## YOUR GOAL
Retype the lines beneath this one, from the first through the line containing "const legendLabels = ['Experimental', 'Shahidi". Pictures are left out.

## SUPPLIED RECORDS
■ ■ ■ ■

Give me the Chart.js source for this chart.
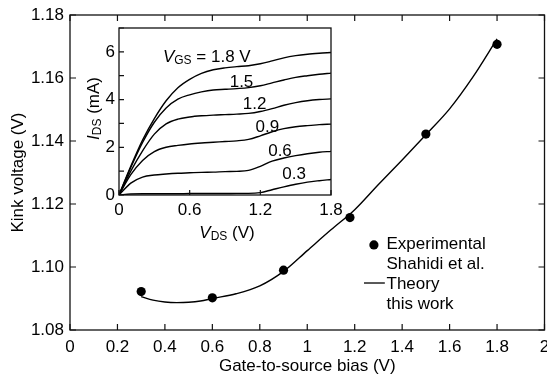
<!DOCTYPE html>
<html><head><meta charset="utf-8">
<script src="https://cdn.jsdelivr.net/npm/chart.js@4"></script>
<style>
html,body{margin:0;padding:0;background:#fff;}
#wrap{position:relative;width:547px;height:383px;background:#fff;overflow:hidden;}
#main{position:absolute;left:0;top:0;}
#inset{position:absolute;left:76px;top:20px;}
</style></head><body>
<div id="wrap">
<canvas id="main" width="547" height="383"></canvas>
<canvas id="inset" width="270" height="225"></canvas>
</div>
<script>
// ---------- Main chart data ----------
const gateBias = [0.3, 0.6, 0.9, 1.18, 1.5, 1.8];
const kinkExperimental = [1.0922, 1.0902, 1.0990, 1.1157, 1.1422, 1.1707];
const theoryBias = [0.3, 0.35, 0.4, 0.45, 0.5, 0.55, 0.6, 0.7, 0.8, 0.9, 1.0, 1.1, 1.2, 1.3, 1.4, 1.5, 1.6, 1.7, 1.8];
const kinkTheory = [1.0906, 1.0895, 1.0889, 1.0887, 1.0888, 1.0892, 1.0900, 1.0915, 1.0940, 1.0986, 1.1052, 1.1118, 1.1182, 1.1262, 1.1340, 1.1420, 1.1502, 1.1605, 1.1724];
const mainXTicks = [0, 0.2, 0.4, 0.6, 0.8, 1, 1.2, 1.4, 1.6, 1.8, 2];
const mainXTickLabels = ['0', '0.2', '0.4', '0.6', '0.8', '1', '1.2', '1.4', '1.6', '1.8', '2'];
const mainYTicks = [1.08, 1.10, 1.12, 1.14, 1.16, 1.18];
const mainYTickLabels = ['1.08', '1.10', '1.12', '1.14', '1.16', '1.18'];
const legendLabels = ['Experimental', 'Shahidi et al.', 'Theory', 'this work'];

// ---------- Inset data ----------
const vds = [0, 0.1, 0.2, 0.3, 0.4, 0.5, 0.6, 0.7, 0.8, 0.9, 1.0, 1.1, 1.2, 1.3, 1.4, 1.5, 1.6, 1.7, 1.8];
const vgsLabels = ['1.8', '1.5', '1.2', '0.9', '0.6', '0.3'];
const ids18 = [0, 1.2, 2.3, 3.2, 3.95, 4.5, 4.85, 5.1, 5.25, 5.33, 5.38, 5.42, 5.5, 5.62, 5.75, 5.84, 5.9, 5.94, 5.97];
const ids15 = [0, 1.15, 2.2, 3.05, 3.65, 4.02, 4.2, 4.32, 4.4, 4.43, 4.46, 4.5, 4.58, 4.7, 4.82, 4.93, 5.0, 5.06, 5.11];
const ids12 = [0, 1.0, 1.85, 2.55, 2.98, 3.18, 3.27, 3.32, 3.35, 3.37, 3.39, 3.42, 3.5, 3.62, 3.76, 3.87, 3.95, 4.0, 4.03];
const ids09 = [0, 0.85, 1.45, 1.82, 2.0, 2.08, 2.14, 2.18, 2.21, 2.24, 2.27, 2.33, 2.48, 2.65, 2.78, 2.86, 2.91, 2.95, 2.97];
const ids06 = [0, 0.5, 0.75, 0.84, 0.88, 0.91, 0.93, 0.95, 0.96, 0.98, 0.99, 1.03, 1.2, 1.42, 1.55, 1.65, 1.73, 1.79, 1.83];
const ids03 = [0, 0.04, 0.05, 0.05, 0.05, 0.05, 0.06, 0.06, 0.06, 0.06, 0.07, 0.07, 0.1, 0.22, 0.34, 0.45, 0.54, 0.6, 0.65];
const idsSeries = [ids18, ids15, ids12, ids09, ids06, ids03];
// label anchor positions (data units) for each V_GS curve label
const vgsLabelX = [0.373, 1.04, 1.152, 1.26, 1.367, 1.486];
const vgsLabelY = [5.77, 4.73, 3.79, 2.82, 1.83, 0.86];
const insetXTicks = [0, 0.6, 1.2, 1.8];
const insetXTickLabels = ['0', '0.6', '1.2', '1.8'];
const insetYTicks = [0, 1, 2, 3, 4, 5, 6, 7];
const insetYTickLabels = ['0', '', '2', '', '4', '', '6', ''];

const FONT = "'Liberation Sans', Arial, Helvetica, sans-serif";
Chart.defaults.font.family = FONT;
Chart.defaults.font.size = 17;
Chart.defaults.color = '#000';

// inward tick marks, frame and tick labels drawn from the chart's own scales
const axisDecor = {
  id: 'axisDecor',
  afterDraw(chart, args, o) {
    const {ctx, chartArea: a, scales: {x, y}} = chart;
    ctx.save();
    ctx.strokeStyle = '#111';
    ctx.lineWidth = 1.2;
    ctx.beginPath();
    x.ticks.forEach(t => {
      const p = x.getPixelForValue(t.value);
      ctx.moveTo(p, a.bottom); ctx.lineTo(p, a.bottom - o.len);
      if (o.mirror) { ctx.moveTo(p, a.top); ctx.lineTo(p, a.top + o.len); }
    });
    y.ticks.forEach(t => {
      const p = y.getPixelForValue(t.value);
      ctx.moveTo(a.left, p); ctx.lineTo(a.left + o.len, p);
      if (o.mirror) { ctx.moveTo(a.right, p); ctx.lineTo(a.right - o.len, p); }
    });
    ctx.stroke();
    ctx.lineWidth = 1.3;
    ctx.strokeRect(a.left, a.top, a.right - a.left, a.bottom - a.top);
    ctx.fillStyle = '#000';
    ctx.font = o.fontSize + 'px ' + FONT;
    ctx.textAlign = 'center';
    ctx.textBaseline = 'alphabetic';
    x.ticks.forEach((t, i) => ctx.fillText(o.xLabels[i], x.getPixelForValue(t.value), a.bottom + o.xBase));
    ctx.textAlign = 'right';
    ctx.textBaseline = 'middle';
    y.ticks.forEach((t, i) => ctx.fillText(o.yLabels[i], a.left - o.yPad, y.getPixelForValue(t.value)));
    ctx.restore();
  }
};

function drawRich(ctx, parts, x, y, size, align) {
  const subSize = Math.round(size * 0.68);
  const fontFor = p => (p.italic ? 'italic ' : '') + (p.sub ? subSize : size) + 'px ' + FONT;
  let total = 0;
  parts.forEach(p => { ctx.font = fontFor(p); total += ctx.measureText(p.t).width; });
  let cx = align === 'center' ? x - total / 2 : x;
  ctx.textBaseline = 'middle';
  ctx.textAlign = 'left';
  parts.forEach(p => {
    ctx.font = fontFor(p);
    ctx.fillText(p.t, cx, p.sub ? y + size * 0.22 : y);
    cx += ctx.measureText(p.t).width;
  });
}

const mainLegend = {
  id: 'mainLegend',
  afterDraw(chart) {
    const {ctx, scales: {x, y}} = chart;
    ctx.save();
    ctx.fillStyle = '#000';
    const mx = x.getPixelForValue(1.281), my = y.getPixelForValue(1.107);
    ctx.beginPath(); ctx.arc(mx, my, 4.6, 0, Math.PI * 2); ctx.fill();
    const tx = x.getPixelForValue(1.334);
    const y0 = y.getPixelForValue(1.1073);
    ctx.font = '17px ' + FONT;
    ctx.textBaseline = 'middle';
    ctx.textAlign = 'left';
    legendLabels.forEach((s, i) => ctx.fillText(s, tx, y0 + i * 20));
    const ly = y0 + 2 * 20 - 1;
    ctx.strokeStyle = '#000'; ctx.lineWidth = 1.3;
    ctx.beginPath(); ctx.moveTo(x.getPixelForValue(1.239), ly); ctx.lineTo(x.getPixelForValue(1.327), ly); ctx.stroke();
    ctx.restore();
  }
};

new Chart(document.getElementById('main'), {
  type: 'scatter',
  data: {
    datasets: [
      {
        label: 'Theory',
        data: theoryBias.map((v, i) => ({x: v, y: kinkTheory[i]})),
        showLine: true, borderColor: '#000', borderWidth: 1.4, pointRadius: 0,
        cubicInterpolationMode: 'monotone'
      },
      {
        label: 'Experimental',
        data: gateBias.map((v, i) => ({x: v, y: kinkExperimental[i]})),
        showLine: false, pointRadius: 4.6, pointBackgroundColor: '#000', pointBorderColor: '#000', pointBorderWidth: 0
      }
    ]
  },
  options: {
    responsive: false, animation: false, maintainAspectRatio: false,
    layout: {padding: {left: 0, right: 2.5, top: 15, bottom: 0}, autoPadding: false},
    plugins: {
      legend: {display: false}, tooltip: {enabled: false},
      axisDecor: {len: 6, mirror: true, fontSize: 17, xLabels: mainXTickLabels, yLabels: mainYTickLabels, xBase: 21.5, yPad: 6}
    },
    scales: {
      x: {
        type: 'linear', min: 0, max: 2,
        afterBuildTicks: s => { s.ticks = mainXTicks.map(v => ({value: v})); },
        afterFit: s => { s.height = 53; },
        grid: {display: false, drawTicks: false},
        border: {display: false},
        ticks: {display: false},
        title: {display: true, text: 'Gate-to-source bias (V)', font: {size: 17}, padding: {top: 0, bottom: 6}}
      },
      y: {
        type: 'linear', min: 1.08, max: 1.18,
        afterBuildTicks: s => { s.ticks = mainYTicks.map(v => ({value: v})); },
        afterFit: s => { s.width = 70; },
        grid: {display: false, drawTicks: false},
        border: {display: false},
        ticks: {display: false},
        title: {display: true, text: 'Kink voltage (V)', font: {size: 17}, padding: {top: 8, bottom: 0}}
      }
    }
  },
  plugins: [axisDecor, mainLegend]
});

const insetText = {
  id: 'insetText',
  afterDraw(chart) {
    const {ctx, chartArea: a, scales: {x, y}} = chart;
    ctx.save();
    ctx.fillStyle = '#000';
    ctx.translate(18, (a.top + a.bottom) / 2 - 3);
    ctx.rotate(-Math.PI / 2);
    drawRich(ctx, [{t: 'I', italic: true}, {t: 'DS', sub: true}, {t: ' (mA)'}], 0, 0, 17, 'center');
    ctx.restore();
    ctx.save();
    ctx.fillStyle = '#000';
    drawRich(ctx, [{t: 'V', italic: true}, {t: 'DS', sub: true}, {t: ' (V)'}], (a.left + a.right) / 2 + 2, 213, 17, 'center');
    vgsLabels.forEach((s, i) => {
      const px = x.getPixelForValue(vgsLabelX[i]);
      const py = y.getPixelForValue(vgsLabelY[i]);
      if (i === 0) {
        drawRich(ctx, [{t: 'V', italic: true}, {t: 'GS', sub: true}, {t: ' = ' + s + ' V'}], px, py, 17, 'left');
      } else {
        drawRich(ctx, [{t: s}], px, py, 17, 'center');
      }
    });
    ctx.restore();
  }
};

new Chart(document.getElementById('inset'), {
  type: 'scatter',
  data: {
    datasets: idsSeries.map((arr, k) => ({
      label: 'VGS ' + vgsLabels[k],
      data: vds.map((v, i) => ({x: v, y: arr[i]})),
      showLine: true, borderColor: '#000', borderWidth: 1.4, pointRadius: 0,
      cubicInterpolationMode: 'monotone'
    }))
  },
  options: {
    responsive: false, animation: false, maintainAspectRatio: false,
    layout: {padding: {left: 0, right: 15, top: 8, bottom: 0}, autoPadding: false},
    plugins: {
      legend: {display: false}, tooltip: {enabled: false},
      axisDecor: {len: 5, mirror: false, fontSize: 17, xLabels: insetXTickLabels, yLabels: insetYTickLabels, xBase: 19.5, yPad: 4}
    },
    scales: {
      x: {
        type: 'linear', min: 0, max: 1.8,
        afterBuildTicks: s => { s.ticks = insetXTicks.map(v => ({value: v})); },
        afterFit: s => { s.height = 50; },
        grid: {display: false, drawTicks: false},
        border: {display: false},
        ticks: {display: false}
      },
      y: {
        type: 'linear', min: 0, max: 7,
        afterBuildTicks: s => { s.ticks = insetYTicks.map(v => ({value: v})); },
        afterFit: s => { s.width = 43; },
        grid: {display: false, drawTicks: false},
        border: {display: false},
        ticks: {display: false}
      }
    }
  },
  plugins: [axisDecor, insetText]
});
</script>
</body></html>
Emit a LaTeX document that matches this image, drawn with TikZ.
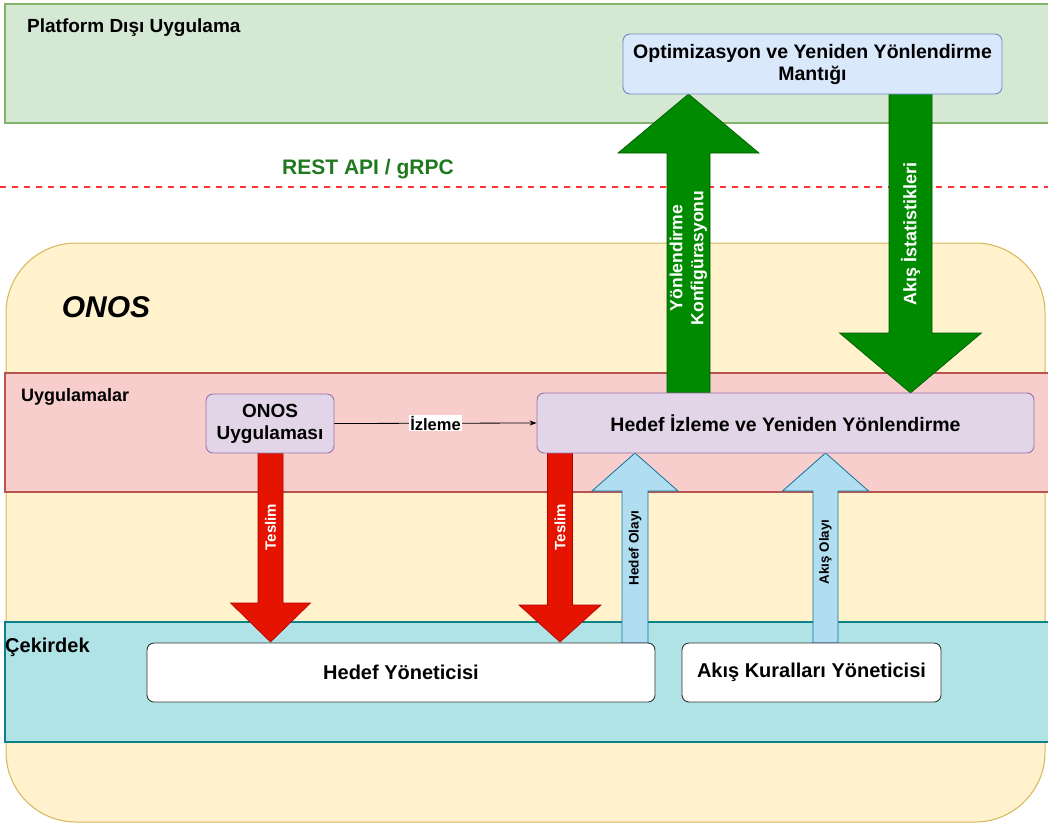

■ ■ ■ ■

## RESULT BELOW
Give me the Chart.js source for this chart.
<!DOCTYPE html>
<html><head><meta charset="utf-8">
<script src="https://cdn.jsdelivr.net/npm/chart.js@4"></script>
<style>
html,body{margin:0;padding:0;background:#fff;}
#wrap{position:relative;width:547px;height:383px;background:#fff;overflow:hidden;}
#main{position:absolute;left:0;top:0;}
#inset{position:absolute;left:76px;top:20px;}
</style></head><body>
<div id="wrap">
<canvas id="main" width="547" height="383"></canvas>
<canvas id="inset" width="270" height="225"></canvas>
</div>
<script>
// ---------- Main chart data ----------
const gateBias = [0.3, 0.6, 0.9, 1.18, 1.5, 1.8];
const kinkExperimental = [1.0922, 1.0902, 1.0990, 1.1157, 1.1422, 1.1707];
const theoryBias = [0.3, 0.35, 0.4, 0.45, 0.5, 0.55, 0.6, 0.7, 0.8, 0.9, 1.0, 1.1, 1.2, 1.3, 1.4, 1.5, 1.6, 1.7, 1.8];
const kinkTheory = [1.0906, 1.0895, 1.0889, 1.0887, 1.0888, 1.0892, 1.0900, 1.0915, 1.0940, 1.0986, 1.1052, 1.1118, 1.1182, 1.1262, 1.1340, 1.1420, 1.1502, 1.1605, 1.1724];
const mainXTicks = [0, 0.2, 0.4, 0.6, 0.8, 1, 1.2, 1.4, 1.6, 1.8, 2];
const mainXTickLabels = ['0', '0.2', '0.4', '0.6', '0.8', '1', '1.2', '1.4', '1.6', '1.8', '2'];
const mainYTicks = [1.08, 1.10, 1.12, 1.14, 1.16, 1.18];
const mainYTickLabels = ['1.08', '1.10', '1.12', '1.14', '1.16', '1.18'];
const legendLabels = ['Experimental', 'Shahidi et al.', 'Theory', 'this work'];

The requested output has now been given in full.